GIVEN INFORMATION:
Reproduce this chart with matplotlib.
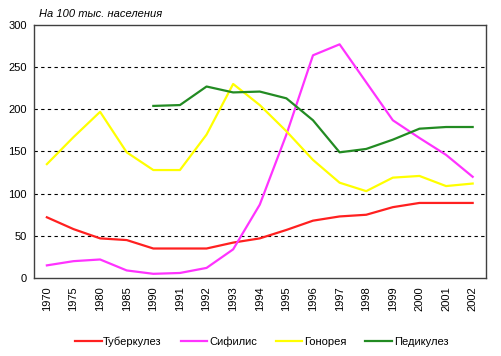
import numpy as np
import matplotlib
matplotlib.use("Agg")
import matplotlib.pyplot as plt

plt.rcParams['font.family'] = ['Liberation Sans', 'DejaVu Sans']

years = ['1970', '1975', '1980', '1985', '1990', '1991', '1992', '1993', '1994',
         '1995', '1996', '1997', '1998', '1999', '2000', '2001', '2002']

tuberkulez = [72, 58, 47, 45, 35, 35, 35, 42, 47, 57, 68, 73, 75, 84, 89, 89, 89]
sifilis = [15, 20, 22, 9, 5, 6, 12, 34, 87, 170, 264, 277, 232, 187, 166, 146, 120]
gonoreya = [135, 167, 197, 149, 128, 128, 170, 230, 205, 174, 140, 113, 103, 119, 121, 109, 112]
pedikulez = [None, None, None, None, 204, 205, 227, 220, 221, 213, 187, 149, 153, 164, 177, 179, 179]

series = [
    ('Туберкулез', tuberkulez, '#ff2020'),
    ('Сифилис', sifilis, '#ff33ff'),
    ('Гонорея', gonoreya, '#ffff00'),
    ('Педикулез', pedikulez, '#228b22'),
]

fig = plt.figure(figsize=(5.01, 3.56), dpi=100)
ax = fig.add_axes([0.067, 0.219, 0.903, 0.711])

x = np.arange(len(years))
for name, vals, col in series:
    y = np.array([np.nan if v is None else v for v in vals], dtype=float)
    ax.plot(x, y, color=col, lw=1.6, label=name)

ax.set_xlim(-0.5, len(years) - 0.5)
ax.set_ylim(0, 300)
ax.set_yticks(range(0, 301, 50))
ax.set_xticks(x)
ax.set_xticklabels(years, rotation=90)
ax.tick_params(axis='both', labelsize=8, length=0, colors='#000000')
ax.tick_params(axis='y', pad=5)
ax.tick_params(axis='x', pad=6)
for yv in range(50, 300, 50):
    ax.axhline(yv, color='black', lw=0.8, ls=(0, (3, 3)), zorder=0)
for sp in ax.spines.values():
    sp.set_color('#404040')
    sp.set_linewidth(1)

fig.text(0.078, 0.952, 'На 100 тыс. населения', fontsize=8, style='italic')

fig.legend(loc='center', bbox_to_anchor=(0.522, 0.04), ncol=4, frameon=False,
           fontsize=8, handlelength=2.4, columnspacing=1.7, handletextpad=0.15)

fig.savefig('out.png', dpi=100)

REQUIREMENT:
Quote, exactly and only, the lines from the first line of the data above through the line containing "plt.rcParams['font.family'] = ['Liberation". The pictures do not belong in it.

ANSWER FOR THE TASK:
Reproduce this chart with matplotlib.
import numpy as np
import matplotlib
matplotlib.use("Agg")
import matplotlib.pyplot as plt

plt.rcParams['font.family'] = ['Liberation Sans', 'DejaVu Sans']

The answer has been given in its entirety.